Identify all lines below that hold "React" and collect them.

start Provided material

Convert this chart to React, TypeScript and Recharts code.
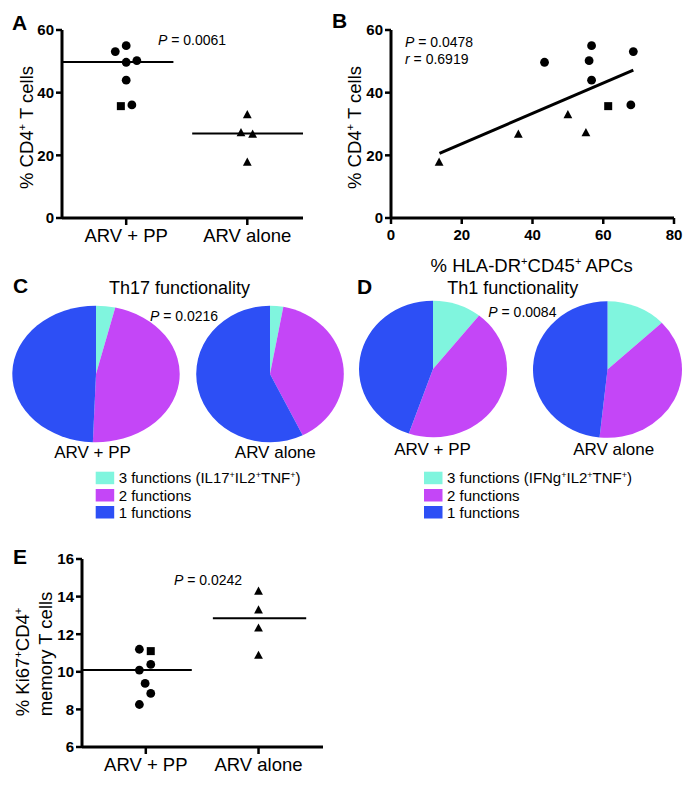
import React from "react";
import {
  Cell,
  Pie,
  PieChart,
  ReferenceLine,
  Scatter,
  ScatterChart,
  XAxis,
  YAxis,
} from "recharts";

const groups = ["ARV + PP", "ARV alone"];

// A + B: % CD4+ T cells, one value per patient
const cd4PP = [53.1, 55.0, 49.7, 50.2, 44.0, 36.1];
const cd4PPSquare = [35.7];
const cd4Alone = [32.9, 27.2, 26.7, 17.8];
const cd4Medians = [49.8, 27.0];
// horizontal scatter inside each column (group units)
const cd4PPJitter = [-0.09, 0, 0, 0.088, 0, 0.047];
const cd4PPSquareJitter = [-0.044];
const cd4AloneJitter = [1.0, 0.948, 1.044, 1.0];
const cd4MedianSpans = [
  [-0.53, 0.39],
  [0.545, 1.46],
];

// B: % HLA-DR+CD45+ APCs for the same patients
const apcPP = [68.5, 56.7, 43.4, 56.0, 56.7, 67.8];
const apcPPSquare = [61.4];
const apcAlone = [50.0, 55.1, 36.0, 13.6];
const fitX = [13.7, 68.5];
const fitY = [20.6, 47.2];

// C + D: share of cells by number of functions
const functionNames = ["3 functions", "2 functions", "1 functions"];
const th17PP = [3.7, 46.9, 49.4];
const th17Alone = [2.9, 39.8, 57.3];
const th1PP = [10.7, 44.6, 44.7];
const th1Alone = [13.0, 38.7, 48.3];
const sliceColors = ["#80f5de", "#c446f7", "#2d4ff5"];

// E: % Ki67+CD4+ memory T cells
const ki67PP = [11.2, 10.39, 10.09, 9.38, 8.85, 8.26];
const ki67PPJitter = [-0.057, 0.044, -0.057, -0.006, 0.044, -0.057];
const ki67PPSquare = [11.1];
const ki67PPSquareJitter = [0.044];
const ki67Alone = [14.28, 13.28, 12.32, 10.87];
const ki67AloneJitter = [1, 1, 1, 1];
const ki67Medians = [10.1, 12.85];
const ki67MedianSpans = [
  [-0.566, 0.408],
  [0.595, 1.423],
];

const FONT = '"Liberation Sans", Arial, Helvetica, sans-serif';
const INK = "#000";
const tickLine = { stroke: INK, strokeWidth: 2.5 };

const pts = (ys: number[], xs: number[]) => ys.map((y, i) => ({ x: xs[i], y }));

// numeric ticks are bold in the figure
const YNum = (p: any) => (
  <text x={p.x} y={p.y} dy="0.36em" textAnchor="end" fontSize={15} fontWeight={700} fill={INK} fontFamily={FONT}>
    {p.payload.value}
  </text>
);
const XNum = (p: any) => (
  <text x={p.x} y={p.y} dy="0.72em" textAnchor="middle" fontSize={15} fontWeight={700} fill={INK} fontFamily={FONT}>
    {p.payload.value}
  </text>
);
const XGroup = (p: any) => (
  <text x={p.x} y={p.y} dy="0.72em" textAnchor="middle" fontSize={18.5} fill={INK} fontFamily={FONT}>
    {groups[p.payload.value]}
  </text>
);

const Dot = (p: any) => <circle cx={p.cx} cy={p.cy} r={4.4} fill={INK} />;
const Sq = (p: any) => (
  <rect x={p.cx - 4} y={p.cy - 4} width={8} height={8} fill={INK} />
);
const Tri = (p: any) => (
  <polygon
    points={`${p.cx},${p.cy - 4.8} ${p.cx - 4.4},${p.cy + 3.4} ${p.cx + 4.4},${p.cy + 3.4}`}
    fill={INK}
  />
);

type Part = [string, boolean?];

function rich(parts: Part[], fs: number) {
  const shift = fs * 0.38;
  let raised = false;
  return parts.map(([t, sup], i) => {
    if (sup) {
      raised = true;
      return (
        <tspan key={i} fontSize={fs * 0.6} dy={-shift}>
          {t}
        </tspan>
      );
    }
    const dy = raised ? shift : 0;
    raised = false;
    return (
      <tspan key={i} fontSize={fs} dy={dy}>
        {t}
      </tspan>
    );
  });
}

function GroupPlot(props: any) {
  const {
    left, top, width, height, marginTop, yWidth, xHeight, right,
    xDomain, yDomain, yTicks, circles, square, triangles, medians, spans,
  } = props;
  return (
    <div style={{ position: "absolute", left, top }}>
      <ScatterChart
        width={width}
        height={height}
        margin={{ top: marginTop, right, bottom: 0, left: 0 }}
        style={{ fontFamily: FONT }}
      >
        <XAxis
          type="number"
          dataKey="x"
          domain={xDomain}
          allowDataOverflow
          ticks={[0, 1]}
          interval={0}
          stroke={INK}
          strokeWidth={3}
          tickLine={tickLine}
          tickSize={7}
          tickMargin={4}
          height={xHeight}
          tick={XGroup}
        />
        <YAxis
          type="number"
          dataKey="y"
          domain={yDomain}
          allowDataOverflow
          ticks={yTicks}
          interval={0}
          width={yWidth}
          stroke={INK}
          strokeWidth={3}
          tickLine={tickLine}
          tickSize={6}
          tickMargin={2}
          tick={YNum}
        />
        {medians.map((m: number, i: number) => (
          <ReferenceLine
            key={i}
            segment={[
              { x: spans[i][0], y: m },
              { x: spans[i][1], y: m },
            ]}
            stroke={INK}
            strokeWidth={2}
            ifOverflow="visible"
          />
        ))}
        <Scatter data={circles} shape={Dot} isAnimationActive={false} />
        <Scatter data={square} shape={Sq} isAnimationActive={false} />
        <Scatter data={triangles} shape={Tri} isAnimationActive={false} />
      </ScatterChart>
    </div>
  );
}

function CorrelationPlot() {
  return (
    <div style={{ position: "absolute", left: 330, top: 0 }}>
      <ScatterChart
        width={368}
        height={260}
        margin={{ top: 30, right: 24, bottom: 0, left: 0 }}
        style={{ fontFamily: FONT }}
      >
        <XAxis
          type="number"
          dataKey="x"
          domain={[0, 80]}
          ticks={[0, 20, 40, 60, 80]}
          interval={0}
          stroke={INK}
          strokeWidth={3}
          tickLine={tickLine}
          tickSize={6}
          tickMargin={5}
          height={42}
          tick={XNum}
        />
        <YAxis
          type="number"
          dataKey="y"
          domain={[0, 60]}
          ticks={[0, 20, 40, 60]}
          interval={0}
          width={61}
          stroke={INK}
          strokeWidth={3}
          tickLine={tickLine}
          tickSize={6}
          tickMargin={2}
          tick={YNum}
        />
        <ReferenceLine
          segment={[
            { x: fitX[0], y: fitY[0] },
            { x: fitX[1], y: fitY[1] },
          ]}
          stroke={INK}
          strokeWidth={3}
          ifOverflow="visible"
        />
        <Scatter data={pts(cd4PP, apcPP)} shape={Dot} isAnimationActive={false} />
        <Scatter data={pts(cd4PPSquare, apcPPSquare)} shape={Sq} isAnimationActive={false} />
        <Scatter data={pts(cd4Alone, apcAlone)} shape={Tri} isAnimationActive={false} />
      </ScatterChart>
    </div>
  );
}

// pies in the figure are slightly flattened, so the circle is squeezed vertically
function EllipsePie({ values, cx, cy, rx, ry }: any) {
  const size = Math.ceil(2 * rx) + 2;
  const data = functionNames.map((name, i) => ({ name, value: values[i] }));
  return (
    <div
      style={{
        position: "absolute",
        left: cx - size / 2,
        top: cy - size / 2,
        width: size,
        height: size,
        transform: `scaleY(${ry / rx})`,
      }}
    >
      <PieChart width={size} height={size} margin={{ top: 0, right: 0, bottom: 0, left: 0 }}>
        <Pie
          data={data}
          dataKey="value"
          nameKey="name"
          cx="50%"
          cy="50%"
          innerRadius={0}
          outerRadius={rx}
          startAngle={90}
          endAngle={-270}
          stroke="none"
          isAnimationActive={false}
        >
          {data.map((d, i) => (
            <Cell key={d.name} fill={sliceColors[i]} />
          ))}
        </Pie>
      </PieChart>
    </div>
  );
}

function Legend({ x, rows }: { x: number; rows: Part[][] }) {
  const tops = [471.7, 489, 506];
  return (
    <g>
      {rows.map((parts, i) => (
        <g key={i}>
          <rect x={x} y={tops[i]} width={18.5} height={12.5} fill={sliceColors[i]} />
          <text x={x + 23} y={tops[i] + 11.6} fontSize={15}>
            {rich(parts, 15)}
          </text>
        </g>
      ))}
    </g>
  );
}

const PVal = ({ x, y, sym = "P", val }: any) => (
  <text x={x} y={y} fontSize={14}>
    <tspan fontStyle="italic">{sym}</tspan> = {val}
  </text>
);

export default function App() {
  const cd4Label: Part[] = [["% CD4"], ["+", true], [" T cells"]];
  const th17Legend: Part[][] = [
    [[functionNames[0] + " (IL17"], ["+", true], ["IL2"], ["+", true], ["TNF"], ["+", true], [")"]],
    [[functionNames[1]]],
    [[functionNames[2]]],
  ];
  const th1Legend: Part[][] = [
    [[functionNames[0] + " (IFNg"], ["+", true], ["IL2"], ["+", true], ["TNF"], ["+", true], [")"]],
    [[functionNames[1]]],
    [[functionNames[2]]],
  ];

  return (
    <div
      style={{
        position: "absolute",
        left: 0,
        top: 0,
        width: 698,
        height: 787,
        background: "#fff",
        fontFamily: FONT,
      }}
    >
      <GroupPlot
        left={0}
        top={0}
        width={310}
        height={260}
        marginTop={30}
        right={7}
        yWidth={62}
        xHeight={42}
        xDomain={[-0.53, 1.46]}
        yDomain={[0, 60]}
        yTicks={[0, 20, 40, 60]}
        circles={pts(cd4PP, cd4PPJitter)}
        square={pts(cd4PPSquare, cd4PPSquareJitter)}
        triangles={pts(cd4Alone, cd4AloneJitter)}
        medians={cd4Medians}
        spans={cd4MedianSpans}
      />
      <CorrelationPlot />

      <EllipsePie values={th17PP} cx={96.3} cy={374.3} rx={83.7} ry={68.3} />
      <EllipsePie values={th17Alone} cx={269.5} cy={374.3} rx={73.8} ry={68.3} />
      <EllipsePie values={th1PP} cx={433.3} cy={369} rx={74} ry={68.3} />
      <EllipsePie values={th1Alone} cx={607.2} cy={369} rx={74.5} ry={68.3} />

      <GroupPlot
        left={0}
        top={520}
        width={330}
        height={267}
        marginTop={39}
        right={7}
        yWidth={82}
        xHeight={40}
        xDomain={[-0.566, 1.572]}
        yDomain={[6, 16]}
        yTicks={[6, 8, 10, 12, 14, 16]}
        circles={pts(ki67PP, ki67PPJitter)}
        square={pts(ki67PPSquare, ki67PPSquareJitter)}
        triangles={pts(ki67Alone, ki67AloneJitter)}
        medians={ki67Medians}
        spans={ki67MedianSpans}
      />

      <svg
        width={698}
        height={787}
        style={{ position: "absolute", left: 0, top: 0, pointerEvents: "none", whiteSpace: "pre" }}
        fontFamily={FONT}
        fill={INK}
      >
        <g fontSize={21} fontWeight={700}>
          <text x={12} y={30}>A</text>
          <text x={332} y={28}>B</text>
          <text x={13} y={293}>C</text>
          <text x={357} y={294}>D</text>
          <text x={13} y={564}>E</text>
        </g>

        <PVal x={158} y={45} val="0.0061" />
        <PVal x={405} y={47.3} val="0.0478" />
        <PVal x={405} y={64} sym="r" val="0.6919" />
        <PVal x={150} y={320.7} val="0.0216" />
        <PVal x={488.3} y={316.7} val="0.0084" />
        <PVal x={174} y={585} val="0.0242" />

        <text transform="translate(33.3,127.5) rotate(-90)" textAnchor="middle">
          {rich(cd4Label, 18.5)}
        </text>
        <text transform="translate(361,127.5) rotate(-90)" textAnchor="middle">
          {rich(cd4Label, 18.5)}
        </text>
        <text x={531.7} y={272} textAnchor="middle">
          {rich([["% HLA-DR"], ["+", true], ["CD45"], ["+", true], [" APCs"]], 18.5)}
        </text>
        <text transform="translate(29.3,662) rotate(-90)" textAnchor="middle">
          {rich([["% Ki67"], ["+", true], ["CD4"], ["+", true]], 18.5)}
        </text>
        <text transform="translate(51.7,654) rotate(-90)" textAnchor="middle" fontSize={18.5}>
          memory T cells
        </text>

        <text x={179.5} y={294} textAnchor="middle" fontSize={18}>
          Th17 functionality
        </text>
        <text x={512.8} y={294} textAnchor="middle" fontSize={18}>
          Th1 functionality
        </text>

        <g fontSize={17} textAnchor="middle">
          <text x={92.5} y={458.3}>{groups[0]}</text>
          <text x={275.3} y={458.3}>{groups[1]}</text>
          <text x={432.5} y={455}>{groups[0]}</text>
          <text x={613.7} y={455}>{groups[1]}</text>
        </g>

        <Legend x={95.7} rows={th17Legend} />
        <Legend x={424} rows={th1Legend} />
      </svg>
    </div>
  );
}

end Provided material

● Response
Convert this chart to React, TypeScript and Recharts code.
import React from "react";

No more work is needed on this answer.